Indomável Sonhadora

Animalizando (e comemorando por ser a mais jovem indicada ao Oscar)

Nossa avaliação
Beasts of the Southern Wild (2012)
Beasts of the Southern Wild poster Direção: Benh Zeitlin
Elenco: Quvenzhané Wallis, Dwight Henry, Levy Easterly, Lowell Landes


“Indomável Sonhadora” trata de animais. São feras em extinção, bichos sem nenhuma perspectiva além de (sobre)viver mais um dia. Mas não se engane. As “bestas” que aparecem no título original não andam de quatro, apesar de muitas vezes catarem comida no chão. São homens, mulheres e crianças. Seres humanos. Como eu ou você. Ou pelo menos deveriam ser.

Mas há algo que os coloca para além da marginalização. Eles não estão nas cidades, incomodando o olhar dos outros com suas roupas rasgadas e pele suja. Estão isolados, em uma área pantanosa condenada a ser inundada conhecida como a “Banheira” (a referência é uma ilha da Louisiana pós-Katrina). São ignorados, não existem, esquecidos. Vivem como homens das cavernas em pleno século XXI, algo muito bem mostrado na cenografia dos barracos e na iluminação de interiores. A alegoria pré-histórica resiste durante todo o filme, seja nas feras representando o medo pela imaginação de uma criança ou na triste constatação que apenas os “cientistas do futuro”, os arqueólogos que estão ainda por vir, poderão contar a história daquele povo. Pois ninguém vai notá-los no presente. Ninguém vai sequer olhar para eles.

O diretor estreante Ben Zeitlin imprime uma linguagem documental que carrega de realismo cada frame, ao mesmo tempo em que usa a câmera baixa e sempre em movimento para nos mostrar tudo a partir do olhar de Hushpuppy. Vivida pela espetacular Quvenzhané Wallis, a menina é um ponto de inocência e fantasia em meio à dura realidade. Mas não por muito tempo: para sobreviver na Banheira não se pode ser infantil, e “Indomável Sonhadora” vai nos levar para uma trajetória de amadurecimento forçado. Um amadurecimento que não está ligado à experiência de vida ou ao acúmulo intelectual, mas à animalização do ser.

A água aqui não purifica, mas serve como batismo para a criança aprender a ser mais forte. Pois não há noções de um futuro próximo, o pai está doente (o ótimo Dwight Henry, até então um padeiro local sem pretensões artísticas), a mãe a abandonou e Hushpuppy precisa aprender a se virar em um ambiente tão inóspito.
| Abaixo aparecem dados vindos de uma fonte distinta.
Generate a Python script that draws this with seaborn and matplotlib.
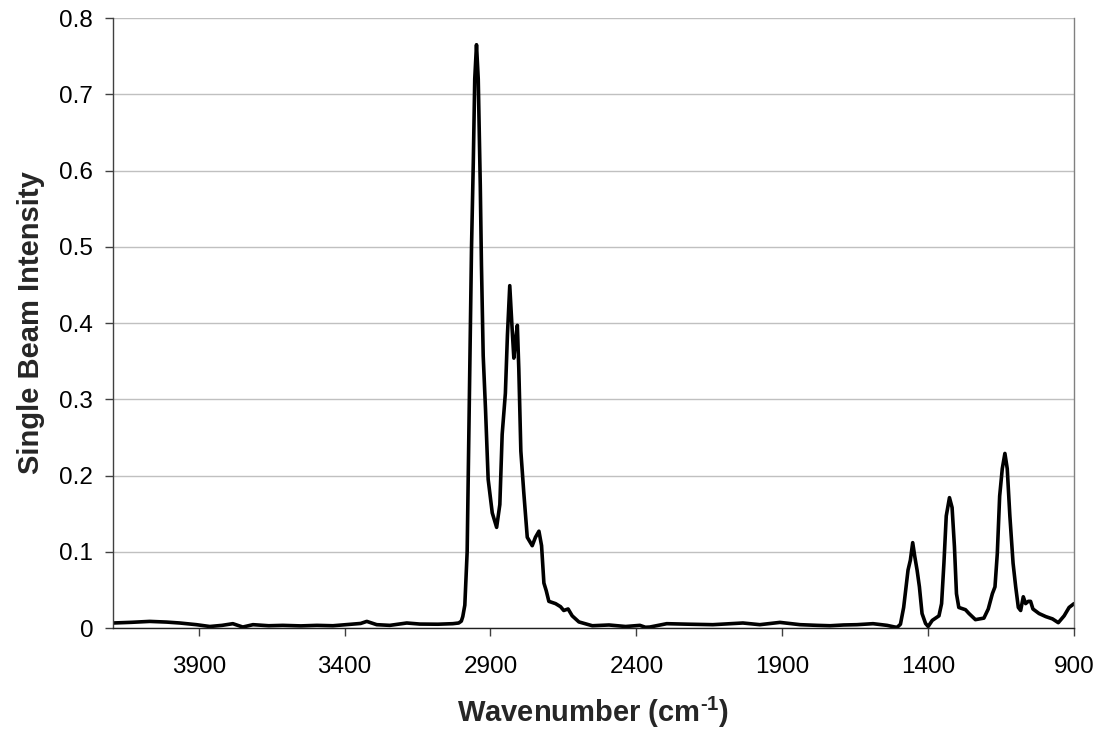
import numpy as np
import pandas as pd
import seaborn as sns
import matplotlib
matplotlib.use("Agg")
import matplotlib.pyplot as plt
from matplotlib.ticker import FuncFormatter, FixedLocator

wavenumber = [
    4193, 4130, 4068, 4010, 3965, 3908, 3862, 3820, 3783, 3749, 3714, 3660, 3612, 3550,
    3495, 3440, 3382, 3345, 3324, 3290, 3245, 3187, 3142, 3080, 3029, 3009, 3000, 2995,
    2988, 2980, 2972, 2965, 2959, 2954, 2948, 2942, 2935, 2931, 2925, 2917, 2908, 2894,
    2879, 2868, 2860, 2849, 2842, 2834, 2827, 2820, 2814, 2808, 2803, 2796, 2786, 2774,
    2757, 2746, 2734, 2725, 2717, 2709, 2700, 2677, 2660, 2649, 2634, 2620, 2597, 2551,
    2494, 2437, 2388, 2369, 2354, 2296, 2220, 2138, 2035, 1977, 1908, 1839, 1780, 1736,
    1690, 1644, 1589, 1541, 1514, 1506, 1495, 1484, 1469, 1461, 1453, 1446, 1438, 1430,
    1421, 1409, 1400, 1386, 1363, 1354, 1346, 1338, 1327, 1318, 1310, 1303, 1295, 1272,
    1260, 1238, 1209, 1194, 1180, 1171, 1163, 1155, 1146, 1137, 1129, 1120, 1109, 1100,
    1091, 1083, 1074, 1066, 1057, 1049, 1041, 1020, 997, 974, 954, 934, 917, 900
]
intensity = [
    0.0066, 0.0075, 0.0087, 0.0078, 0.0066, 0.0044, 0.0020, 0.0035, 0.0057, 0.0013, 0.0044, 0.0030, 0.0035, 0.0028,
    0.0035, 0.0030, 0.0048, 0.0060, 0.0087, 0.0044, 0.0035, 0.0066, 0.0052, 0.0050, 0.0057, 0.0066, 0.0090, 0.0150,
    0.0300, 0.1000, 0.3100, 0.5000, 0.6100, 0.7200, 0.7650, 0.7200, 0.5800, 0.4760, 0.3570, 0.2860, 0.1950, 0.1510,
    0.1320, 0.1620, 0.2540, 0.3080, 0.3840, 0.4490, 0.4000, 0.3540, 0.3780, 0.3970, 0.3400, 0.2320, 0.1780, 0.1190,
    0.1080, 0.1190, 0.1270, 0.1080, 0.0590, 0.0490, 0.0350, 0.0320, 0.0280, 0.0230, 0.0250, 0.0160, 0.0080, 0.0030,
    0.0040, 0.0020, 0.0035, 0.0010, 0.0013, 0.0057, 0.0050, 0.0044, 0.0066, 0.0044, 0.0074, 0.0044, 0.0035, 0.0030,
    0.0040, 0.0044, 0.0057, 0.0035, 0.0013, 0.0010, 0.0050, 0.0270, 0.0760, 0.0890, 0.1120, 0.0940, 0.0760, 0.0540,
    0.0190, 0.0060, 0.0020, 0.0100, 0.0160, 0.0320, 0.0850, 0.1470, 0.1710, 0.1580, 0.1070, 0.0450, 0.0270, 0.0240,
    0.0190, 0.0110, 0.0130, 0.0250, 0.0450, 0.0540, 0.0980, 0.1730, 0.2090, 0.2290, 0.2090, 0.1470, 0.0850, 0.0540,
    0.0270, 0.0230, 0.0410, 0.0320, 0.0350, 0.0350, 0.0250, 0.0190, 0.0150, 0.0120, 0.0070, 0.0160, 0.0270, 0.0320
]
x_ticks = [3900, 3400, 2900, 2400, 1900, 1400, 900]
y_ticks = [0, 0.1, 0.2, 0.3, 0.4, 0.5, 0.6, 0.7, 0.8]

df = pd.DataFrame({"Wavenumber": wavenumber, "Intensity": intensity})

sns.set_style("white")
plt.rcParams["font.family"] = ["Liberation Sans", "DejaVu Sans"]
plt.rcParams["mathtext.fontset"] = "custom"
plt.rcParams["mathtext.bf"] = "Liberation Sans:bold"
plt.rcParams["mathtext.rm"] = "Liberation Sans:bold"

fig = plt.figure(figsize=(10.99, 7.36), dpi=100)
ax = fig.add_axes([0.1025, 0.1467, 0.8748, 0.8288])

sns.lineplot(data=df, x="Wavenumber", y="Intensity", ax=ax, color="black",
             linewidth=2.6, sort=False, estimator=None)

ax.set_xlim(4195, 900)
ax.set_ylim(0, 0.8)
ax.xaxis.set_major_locator(FixedLocator(x_ticks))
ax.yaxis.set_major_locator(FixedLocator(y_ticks))
ax.yaxis.set_major_formatter(FuncFormatter(lambda v, p: "0" if abs(v) < 1e-9 else f"{v:.1f}"))
ax.xaxis.set_major_formatter(FuncFormatter(lambda v, p: f"{int(v)}"))

ax.grid(axis="y", color="#c0c0c0", linewidth=1.0)
ax.set_axisbelow(True)
ax.spines["top"].set_visible(False)
ax.spines["right"].set_color("#808080")
ax.spines["left"].set_color("#404040")
ax.spines["bottom"].set_color("#202020")
for s in ["left", "bottom", "right"]:
    ax.spines[s].set_linewidth(1.0)

ax.tick_params(axis="both", which="major", labelsize=17.5, colors="black",
               direction="out", length=6, width=1)
ax.tick_params(axis="x", length=6, pad=14, color="#404040", bottom=True)
ax.tick_params(axis="y", pad=8, color="#404040", left=True)

ax.set_xlabel("Wavenumber (cm$^{\\text{-1}}$)", fontsize=21, fontweight="bold", labelpad=12)
ax.set_ylabel("Single Beam Intensity", fontsize=21, fontweight="bold", labelpad=10)

fig.savefig("out.png", dpi=100)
É preciso ter o pragmatismo de comer os próprios animais de estimação. De lutar pela vida a qualquer custo.

Animalizando (e comemorando por ser a mais jovem indicada ao Oscar)

É um filme sobre o embate entre forças da natureza que se chocam o tempo inteiro: a tempestade, a pobreza, a doença. O incontrolável que não permite a sobrevivência a não ser pelo instinto puro, animalesco, feroz. Uma agressividade latente de um povo esquecido que se torna mais chocante a partir da tese defendida pelo filme que tudo está interligado. Partindo de uma noção inicialmente ecológica para uma abordagem sociológica de que cada parte do todo importa e somos todos partes de um mesmo sistema, “Indomável Sonhadora” nos põe a questão: se tudo está conectado, como podemos ser capazes de ignorar alguns? Como podemos nos considerar habitantes de um mesmo planeta, de um mesmo povo, se os corações parecem pulsar cada um por si?

São questões como estas que se apresentam em um filme cru, doloroso, mas que celebra a capacidade do ser humano em sonhar, imaginar, criar, e acreditar sempre no melhor. Pois mesmo esquecidos, abandonados por deus ou pela sociedade (o dilúvio “bíblico” para qual fecham os olhos a “gente de bem”), Hushpuppy e os moradores da Banheira nos fazem sentir dor e alegria ao mesmo tempo. E nos faz perguntar: quem são os verdadeiros animais? Eles que vivem dessa maneira, ou nós que indiferentes os permitimos assim?

Até chegar à resposta você terá passado por um turbilhão de emoções e estará, ao final de “Indomável Sonhadora”, com os olhos cheios de lágrimas. Ou com um belo sorriso no rosto. Uma dualidade que só mesmo a grande arte pode proporcionar.